For their initial studies, the researchers examined roughly half a million genetic markers in more than 1,000 families from the Autism Genetic Resource Exchange (AGRE) and the US National Institute of Mental Health (NIMH) repositories. Follow-up analyses were conducted in collaboration with the Autism Genome Project as well as other international groups. "We are deeply grateful to all of the patients and their families who made this work possible," said Daly.

The researchers' results highlight three regions of the human genome. These include parts of chromosomes 6 and 20, the top-scoring regions to emerge from the family-based linkage studies. Although further research is needed localize the exact causal changes and genes within these regions that contribute to autism, these findings can help guide future work.

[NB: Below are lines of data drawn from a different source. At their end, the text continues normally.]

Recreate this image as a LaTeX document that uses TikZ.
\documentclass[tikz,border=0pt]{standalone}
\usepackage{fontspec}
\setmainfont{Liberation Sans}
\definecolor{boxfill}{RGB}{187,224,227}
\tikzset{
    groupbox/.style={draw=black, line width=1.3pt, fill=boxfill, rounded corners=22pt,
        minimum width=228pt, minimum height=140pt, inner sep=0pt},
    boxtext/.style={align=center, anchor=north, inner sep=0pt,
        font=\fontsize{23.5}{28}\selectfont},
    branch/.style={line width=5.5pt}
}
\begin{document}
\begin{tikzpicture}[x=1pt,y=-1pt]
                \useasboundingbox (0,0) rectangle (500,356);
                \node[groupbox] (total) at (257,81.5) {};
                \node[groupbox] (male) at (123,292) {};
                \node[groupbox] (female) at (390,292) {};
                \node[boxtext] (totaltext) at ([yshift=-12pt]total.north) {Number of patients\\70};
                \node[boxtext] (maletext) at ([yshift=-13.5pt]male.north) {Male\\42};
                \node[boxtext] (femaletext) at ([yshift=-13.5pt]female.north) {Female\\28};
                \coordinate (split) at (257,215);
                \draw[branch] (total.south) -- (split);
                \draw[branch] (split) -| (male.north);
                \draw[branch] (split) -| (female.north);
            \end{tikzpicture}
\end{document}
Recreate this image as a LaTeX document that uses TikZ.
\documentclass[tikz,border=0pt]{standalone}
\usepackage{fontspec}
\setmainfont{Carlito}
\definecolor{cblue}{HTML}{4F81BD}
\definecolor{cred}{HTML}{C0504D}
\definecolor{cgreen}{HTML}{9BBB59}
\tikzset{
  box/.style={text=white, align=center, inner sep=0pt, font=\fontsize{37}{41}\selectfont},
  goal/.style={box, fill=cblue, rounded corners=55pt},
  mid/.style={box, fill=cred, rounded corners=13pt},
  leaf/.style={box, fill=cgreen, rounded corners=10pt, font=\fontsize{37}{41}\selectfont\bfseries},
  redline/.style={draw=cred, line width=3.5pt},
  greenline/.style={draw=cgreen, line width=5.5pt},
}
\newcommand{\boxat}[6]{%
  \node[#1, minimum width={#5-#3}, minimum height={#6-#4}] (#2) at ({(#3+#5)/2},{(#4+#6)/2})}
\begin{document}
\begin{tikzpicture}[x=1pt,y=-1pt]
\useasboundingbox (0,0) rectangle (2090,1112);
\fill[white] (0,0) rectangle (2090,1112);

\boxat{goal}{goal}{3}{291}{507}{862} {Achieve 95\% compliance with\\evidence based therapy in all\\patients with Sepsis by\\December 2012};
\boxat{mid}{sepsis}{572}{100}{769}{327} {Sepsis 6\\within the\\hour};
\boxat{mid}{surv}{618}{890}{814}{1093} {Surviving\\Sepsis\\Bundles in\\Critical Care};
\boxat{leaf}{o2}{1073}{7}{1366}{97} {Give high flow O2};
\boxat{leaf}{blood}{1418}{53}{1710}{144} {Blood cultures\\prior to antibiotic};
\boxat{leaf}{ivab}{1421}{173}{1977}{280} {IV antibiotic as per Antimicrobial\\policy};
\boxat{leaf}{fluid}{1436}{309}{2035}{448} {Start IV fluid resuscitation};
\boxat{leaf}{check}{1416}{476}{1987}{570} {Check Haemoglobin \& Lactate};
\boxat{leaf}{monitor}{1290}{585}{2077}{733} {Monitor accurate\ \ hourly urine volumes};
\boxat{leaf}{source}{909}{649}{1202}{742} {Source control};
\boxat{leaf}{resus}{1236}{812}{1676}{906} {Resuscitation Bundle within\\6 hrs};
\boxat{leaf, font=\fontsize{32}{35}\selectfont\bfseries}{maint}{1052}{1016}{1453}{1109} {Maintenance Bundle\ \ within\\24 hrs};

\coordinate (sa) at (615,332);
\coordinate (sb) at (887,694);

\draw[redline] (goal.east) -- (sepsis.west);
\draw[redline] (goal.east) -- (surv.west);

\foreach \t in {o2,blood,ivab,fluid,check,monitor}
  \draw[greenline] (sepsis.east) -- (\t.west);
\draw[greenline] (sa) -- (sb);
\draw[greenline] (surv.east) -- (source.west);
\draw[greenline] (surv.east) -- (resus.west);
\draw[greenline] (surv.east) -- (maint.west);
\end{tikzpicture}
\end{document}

The other major result, this one flowing from the population-based analyses, is a single-letter change in the genetic code known as a single nucleotide polymorphism, or SNP (pronounced "snip"). This common variant lies on chromosome 5 near a gene known as semaphorin 5A, which is thought to help guide the growth of neurons and their long projections called axons. Notably, the activity or "expression" of this gene appears to be reduced in the brains of autism patients compared to those without the disorder.

"These genetic findings give us important new leads to understand what's different in the developing autistic brain compared with typical neurodevelopment. We can now begin to explore the pathways in which this novel gene acts, expanding our knowledge of autism's biology," said co-lead author Lauren Weiss, a former postdoctoral fellow who collaborated with Daly and his colleagues at MGH and the Broad Institute. Weiss is now an assistant professor of psychiatry and human genetics at University of California, San Francisco (UCSF).

Although the Nature paper identifies a handful of new genes and genomic regions, the researchers emphasize that the findings are just one piece of a very large - and mostly unfinished - puzzle. Future studies involving larger patient cohorts and higher resolution genomic technologies, such as next-generation DNA sequencing, promise to yield a deeper understanding of autism and its complex genetic roots.